• Nós Não Somos Lixo – Uma Crônica Sobre   Relacionamentos Descartáveis
  • Nós Não Somos Lixo – Uma Crônica Sobre


    Relacionamentos Descartáveis


    – Sou de uma geração em que as pessoas consertam as coisas ao invés de simplesmente jogar fora.

    Disse ele parado ali, completamente estarrecido pela brisa fria da porta enquanto ela se preparava para fechar definitivamente os trincos e deixar um capítulo inteiro da sua vida para trás. Os olhos marejados de angústia e abandono não sabiam mentir o passado de brigas, mágoas e tormentas. É que às vezes a gente machuca o outro mesmo sem saber, assim, nas pequenas indelicadezas do cotidiano. Quando se vê, a embarcação já está avariada demais para continuar a travessia. Os pedaços se desconstroem ali mesmo, numa imensidão de sentimentos, palavras e reticências. E como é fácil abandonar os destroços daquilo que um dia fez viagens tão extraordinárias. O desamparo hoje vive lado a lado com a solidão. Em uma sociedade carente de cuidados, os relacionamentos muitas vezes são tratados como objeto descartável e jogados no lixo com a mesma facilidade com que se despreza uma folha de papel rabiscada.

    Manter uma dança a dois é quase tão difícil quanto encontrar alguém para subir ao palco. Se tudo fossem flores se chamaria jardim e não relacionamento. Confesso achar extremamente complicado essa história de colocar alguém com uma trajetória de vida, criação e valores completamente diferentes dos nossos dentro das páginas do nosso livro. A gente veio por um caminho e o outro por uma trilha completamente diferente, sendo assim, é mais do que esperado que ambos se comportem de formas distintas frente a possíveis contratempos. Pela falta de tato em compreender as andanças do outro, surgem as brigas e discussões que instigam um dos dois a abandonar o navio mais cedo. É tão comum a gente jogar tudo para o alto por tão pouco. Tanto sentimento bonito que demorou deliciosos parágrafos para ser construído. Uma divergência de opiniões, um desacordo momentâneo, verde ou rosa, calabresa ou quatro queijos, Paris ou São Paulo, direita ou esquerda, norte ou sul, passado ou futuro. Tudo, dos mínimos aos maiores percalços, quando a relação não está bem consolidada, parece ser motivo de renúncia. É muito mais fácil terminar uma parceria que não está dando certo do que simplesmente tentar acertar os pontos de discordância para que o “tique-taque” do relógio seja encantadoramente o mesmo. No mundo da facilidade, quando algo se quebra, na medida do possível, se troca por outro. Premissa que infelizmente desancora muitos romances por aí.

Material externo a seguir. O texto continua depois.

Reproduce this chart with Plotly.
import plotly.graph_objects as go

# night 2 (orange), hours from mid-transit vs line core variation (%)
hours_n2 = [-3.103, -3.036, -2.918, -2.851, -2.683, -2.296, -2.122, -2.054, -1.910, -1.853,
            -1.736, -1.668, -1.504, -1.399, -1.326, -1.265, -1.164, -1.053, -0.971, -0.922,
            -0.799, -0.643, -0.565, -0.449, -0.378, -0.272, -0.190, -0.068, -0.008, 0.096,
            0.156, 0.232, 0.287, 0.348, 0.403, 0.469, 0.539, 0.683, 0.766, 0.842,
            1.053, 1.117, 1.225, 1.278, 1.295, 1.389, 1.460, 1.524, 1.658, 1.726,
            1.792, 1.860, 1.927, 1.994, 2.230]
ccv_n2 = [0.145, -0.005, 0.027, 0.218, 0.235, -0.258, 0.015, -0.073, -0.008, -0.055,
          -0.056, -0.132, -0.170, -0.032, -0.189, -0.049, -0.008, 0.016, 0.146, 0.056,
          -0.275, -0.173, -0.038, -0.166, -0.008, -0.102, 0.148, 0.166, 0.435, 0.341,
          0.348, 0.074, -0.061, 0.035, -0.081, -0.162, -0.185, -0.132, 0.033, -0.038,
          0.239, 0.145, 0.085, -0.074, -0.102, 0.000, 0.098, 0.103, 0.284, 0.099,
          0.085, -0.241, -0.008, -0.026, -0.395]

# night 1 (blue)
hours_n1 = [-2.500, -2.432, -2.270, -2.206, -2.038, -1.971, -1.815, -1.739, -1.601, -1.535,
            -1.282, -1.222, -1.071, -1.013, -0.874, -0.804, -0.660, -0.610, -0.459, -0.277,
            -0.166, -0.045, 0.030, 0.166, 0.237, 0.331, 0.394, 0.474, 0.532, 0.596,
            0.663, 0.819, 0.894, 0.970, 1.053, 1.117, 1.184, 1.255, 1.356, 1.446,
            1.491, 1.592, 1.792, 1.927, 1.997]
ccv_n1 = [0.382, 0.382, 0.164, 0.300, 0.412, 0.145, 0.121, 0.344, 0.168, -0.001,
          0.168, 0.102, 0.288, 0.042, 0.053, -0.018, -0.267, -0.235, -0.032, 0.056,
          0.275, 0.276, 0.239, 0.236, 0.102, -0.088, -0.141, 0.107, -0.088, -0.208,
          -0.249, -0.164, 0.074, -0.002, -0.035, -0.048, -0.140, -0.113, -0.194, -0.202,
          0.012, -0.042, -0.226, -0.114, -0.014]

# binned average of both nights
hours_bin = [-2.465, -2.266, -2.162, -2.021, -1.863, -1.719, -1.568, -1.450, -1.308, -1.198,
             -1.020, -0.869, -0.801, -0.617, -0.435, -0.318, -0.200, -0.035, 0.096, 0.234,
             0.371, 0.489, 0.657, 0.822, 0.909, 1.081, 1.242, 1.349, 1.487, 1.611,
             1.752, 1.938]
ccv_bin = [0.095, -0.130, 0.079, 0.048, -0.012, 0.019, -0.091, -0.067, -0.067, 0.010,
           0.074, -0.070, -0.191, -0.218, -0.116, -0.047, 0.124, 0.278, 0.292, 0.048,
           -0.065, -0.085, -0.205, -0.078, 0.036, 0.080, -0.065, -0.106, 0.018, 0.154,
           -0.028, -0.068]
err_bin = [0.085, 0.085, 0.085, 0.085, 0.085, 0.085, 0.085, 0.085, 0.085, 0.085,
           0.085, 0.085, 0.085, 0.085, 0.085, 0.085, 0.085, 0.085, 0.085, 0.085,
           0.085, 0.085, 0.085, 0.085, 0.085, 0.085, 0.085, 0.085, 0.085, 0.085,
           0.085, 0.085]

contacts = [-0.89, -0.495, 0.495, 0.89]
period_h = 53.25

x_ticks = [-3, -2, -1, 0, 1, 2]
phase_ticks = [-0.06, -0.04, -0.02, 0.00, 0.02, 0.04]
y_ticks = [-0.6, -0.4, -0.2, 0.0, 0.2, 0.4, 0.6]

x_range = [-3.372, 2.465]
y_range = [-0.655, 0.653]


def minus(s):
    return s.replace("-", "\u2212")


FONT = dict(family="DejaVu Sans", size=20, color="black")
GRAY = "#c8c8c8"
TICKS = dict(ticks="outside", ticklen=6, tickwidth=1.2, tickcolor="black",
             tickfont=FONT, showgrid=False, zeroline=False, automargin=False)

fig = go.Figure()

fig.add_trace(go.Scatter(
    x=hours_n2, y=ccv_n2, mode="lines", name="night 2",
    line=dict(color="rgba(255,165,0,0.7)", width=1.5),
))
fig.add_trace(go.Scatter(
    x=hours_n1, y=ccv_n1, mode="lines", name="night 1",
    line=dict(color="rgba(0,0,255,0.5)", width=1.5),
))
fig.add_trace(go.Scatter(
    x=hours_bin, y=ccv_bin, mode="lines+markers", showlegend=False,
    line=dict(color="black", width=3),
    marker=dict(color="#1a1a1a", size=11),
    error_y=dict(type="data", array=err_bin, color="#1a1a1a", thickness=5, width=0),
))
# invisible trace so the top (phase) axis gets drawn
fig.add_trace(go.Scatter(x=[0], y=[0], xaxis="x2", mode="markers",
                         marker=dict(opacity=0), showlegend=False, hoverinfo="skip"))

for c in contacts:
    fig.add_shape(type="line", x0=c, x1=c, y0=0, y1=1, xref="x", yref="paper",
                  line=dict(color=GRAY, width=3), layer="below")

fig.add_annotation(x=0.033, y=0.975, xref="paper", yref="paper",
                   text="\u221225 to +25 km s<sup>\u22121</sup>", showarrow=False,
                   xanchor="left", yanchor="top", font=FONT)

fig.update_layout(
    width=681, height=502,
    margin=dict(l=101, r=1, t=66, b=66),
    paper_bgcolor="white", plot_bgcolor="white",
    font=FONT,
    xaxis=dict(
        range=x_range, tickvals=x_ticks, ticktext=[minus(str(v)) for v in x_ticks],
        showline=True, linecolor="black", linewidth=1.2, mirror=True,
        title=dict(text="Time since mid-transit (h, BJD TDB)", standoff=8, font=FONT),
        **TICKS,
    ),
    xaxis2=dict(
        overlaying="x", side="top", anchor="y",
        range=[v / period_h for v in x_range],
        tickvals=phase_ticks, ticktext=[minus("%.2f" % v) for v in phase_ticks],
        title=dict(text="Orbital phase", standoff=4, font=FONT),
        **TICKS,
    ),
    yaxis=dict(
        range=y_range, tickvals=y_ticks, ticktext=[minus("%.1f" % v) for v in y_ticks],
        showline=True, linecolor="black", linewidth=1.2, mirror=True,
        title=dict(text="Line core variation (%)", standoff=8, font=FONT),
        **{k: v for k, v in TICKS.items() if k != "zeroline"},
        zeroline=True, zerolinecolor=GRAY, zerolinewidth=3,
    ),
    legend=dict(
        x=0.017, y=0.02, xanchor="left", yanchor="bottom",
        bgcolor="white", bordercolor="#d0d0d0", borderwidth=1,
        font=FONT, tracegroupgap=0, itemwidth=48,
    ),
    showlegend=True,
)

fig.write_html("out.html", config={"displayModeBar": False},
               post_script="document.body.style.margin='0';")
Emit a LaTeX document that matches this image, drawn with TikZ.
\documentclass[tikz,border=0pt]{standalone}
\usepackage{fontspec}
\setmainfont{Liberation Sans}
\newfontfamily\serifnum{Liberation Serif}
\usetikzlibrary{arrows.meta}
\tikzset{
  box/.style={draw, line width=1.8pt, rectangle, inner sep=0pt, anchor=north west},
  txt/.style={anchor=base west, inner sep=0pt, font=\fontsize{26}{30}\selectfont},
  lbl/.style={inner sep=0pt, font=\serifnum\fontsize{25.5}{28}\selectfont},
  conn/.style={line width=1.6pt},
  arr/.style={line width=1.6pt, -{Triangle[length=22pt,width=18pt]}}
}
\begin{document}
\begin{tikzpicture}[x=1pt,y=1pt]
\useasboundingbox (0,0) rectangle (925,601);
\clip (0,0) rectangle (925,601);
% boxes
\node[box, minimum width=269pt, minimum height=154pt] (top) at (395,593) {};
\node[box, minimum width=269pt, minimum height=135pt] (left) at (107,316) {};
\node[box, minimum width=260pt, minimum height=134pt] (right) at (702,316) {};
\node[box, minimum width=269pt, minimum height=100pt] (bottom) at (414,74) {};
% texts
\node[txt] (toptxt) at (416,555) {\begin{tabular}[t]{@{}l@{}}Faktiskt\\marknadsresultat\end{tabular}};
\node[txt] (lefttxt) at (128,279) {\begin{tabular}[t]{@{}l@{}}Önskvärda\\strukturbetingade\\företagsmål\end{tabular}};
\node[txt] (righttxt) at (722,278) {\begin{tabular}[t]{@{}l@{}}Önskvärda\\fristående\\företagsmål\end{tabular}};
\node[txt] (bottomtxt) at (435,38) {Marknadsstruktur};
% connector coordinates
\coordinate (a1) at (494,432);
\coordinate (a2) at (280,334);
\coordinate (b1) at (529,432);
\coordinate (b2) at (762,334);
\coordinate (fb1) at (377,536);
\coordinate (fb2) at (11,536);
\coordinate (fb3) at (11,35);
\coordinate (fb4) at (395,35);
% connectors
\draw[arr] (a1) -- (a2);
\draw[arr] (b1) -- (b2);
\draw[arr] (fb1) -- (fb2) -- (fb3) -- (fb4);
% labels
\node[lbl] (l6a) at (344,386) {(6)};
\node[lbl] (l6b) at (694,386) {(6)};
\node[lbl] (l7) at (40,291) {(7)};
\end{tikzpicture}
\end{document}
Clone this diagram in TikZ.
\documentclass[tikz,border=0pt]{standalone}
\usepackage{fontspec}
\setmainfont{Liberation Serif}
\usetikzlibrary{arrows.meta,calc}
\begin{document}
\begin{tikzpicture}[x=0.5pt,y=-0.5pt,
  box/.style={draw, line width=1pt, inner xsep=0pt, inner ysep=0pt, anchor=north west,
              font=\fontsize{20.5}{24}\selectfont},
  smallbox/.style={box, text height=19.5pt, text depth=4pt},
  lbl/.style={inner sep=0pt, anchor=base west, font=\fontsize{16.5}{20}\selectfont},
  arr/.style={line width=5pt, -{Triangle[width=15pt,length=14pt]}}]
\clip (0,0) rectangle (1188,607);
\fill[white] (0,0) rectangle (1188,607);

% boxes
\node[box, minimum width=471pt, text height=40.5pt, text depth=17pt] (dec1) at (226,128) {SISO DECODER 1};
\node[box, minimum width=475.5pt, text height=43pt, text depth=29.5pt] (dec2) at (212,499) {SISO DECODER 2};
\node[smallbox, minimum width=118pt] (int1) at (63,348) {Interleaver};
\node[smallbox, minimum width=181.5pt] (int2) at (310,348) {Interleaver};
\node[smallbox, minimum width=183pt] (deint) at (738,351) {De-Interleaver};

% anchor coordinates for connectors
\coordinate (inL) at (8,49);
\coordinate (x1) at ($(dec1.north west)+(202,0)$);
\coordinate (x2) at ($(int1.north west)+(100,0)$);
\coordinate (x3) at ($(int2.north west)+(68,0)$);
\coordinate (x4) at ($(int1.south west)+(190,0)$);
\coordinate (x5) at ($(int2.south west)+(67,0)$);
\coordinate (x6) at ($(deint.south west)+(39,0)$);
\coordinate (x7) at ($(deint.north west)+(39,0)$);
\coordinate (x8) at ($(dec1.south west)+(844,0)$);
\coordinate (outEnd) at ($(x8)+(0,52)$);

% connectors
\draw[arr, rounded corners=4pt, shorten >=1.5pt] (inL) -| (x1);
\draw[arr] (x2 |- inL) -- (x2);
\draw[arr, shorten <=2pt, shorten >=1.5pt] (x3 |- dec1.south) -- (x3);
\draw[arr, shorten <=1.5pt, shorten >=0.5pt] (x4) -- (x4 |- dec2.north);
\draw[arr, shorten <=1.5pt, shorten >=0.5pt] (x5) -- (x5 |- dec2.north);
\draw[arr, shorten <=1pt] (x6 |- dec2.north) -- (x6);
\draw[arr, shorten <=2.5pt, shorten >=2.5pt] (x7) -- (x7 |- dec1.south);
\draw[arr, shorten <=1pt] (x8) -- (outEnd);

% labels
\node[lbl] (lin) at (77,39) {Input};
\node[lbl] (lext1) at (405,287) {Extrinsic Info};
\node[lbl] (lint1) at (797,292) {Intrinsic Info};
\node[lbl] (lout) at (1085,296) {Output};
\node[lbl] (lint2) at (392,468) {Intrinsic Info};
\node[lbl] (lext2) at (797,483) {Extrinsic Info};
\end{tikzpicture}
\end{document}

    De fato, à primeira vista, pode parecer muito mais fácil ficar à deriva. Afinal de contas o mar está abarrotado de peixes. Mas se a cada turbulência for necessário recomeçar o fluxo de novo e de novo e de novo, a terra nunca será vista. Imagine os grandes navegadores voltando ao porto na primeira turbulência. Embarcar no caminho do outro também faz parte de uma viagem duradoura. Descompassos sempre existirão aqui, ali ou acolá. O que importa mesmo é o quanto de você está de fato entregue nesta parceria, e só. Caso contrário, é apenas um círculo vicioso de troca de protagonistas. Não existem relacionamentos, pessoas ou momentos perfeitos. O que existem são pessoas realmente dispostas a velejar não importa as condições do tempo. O amor é um vento poderoso. Quando a gente deixa, quando o coração tá cheinho de permissividade ele consegue ser brisa, ventania e furacão na proporção certa, só direcionar as velas que o amor faz o resto.

    Relacionamento exige muito mais que disposição, demanda constância e perseverança. Uma vez que os rumos da embarcação são estabelecidos, na grande maioria das vezes uma boa conversa e respirar (bem fundo) são capazes de fazer milagres. Não é porque sua xícara preferida lascou que ela perdeu todo o simbolismo afetivo ou o aroma doce do café da sua mãe. Vai dizer que a comida da vovó na panela que mal se aguenta no fogão não é muito melhor do que muita massa de restaurante requintado?!

    Se não tem jeito mesmo, pule da prancha e continue a nadar. Mas se ainda resta um pontinho que seja de vontade e bem querer, reparar as arestas, por mais complexo que possa parecer, pode ser muito mais prazeroso e recompensador do que começar o jogo do amor do zero. Um brinde aos recomeços e outro tintilar de taças ainda maior para as permanências.

    Saiu pela porta porque o livre arbítrio a permitia. Voltou, porque sabia que alguém a esperava pacientemente segurando as chaves deixadas impetuosamente para trás.

    – Trouxe a cola – disse ela.

    E um coração novinho em folha também.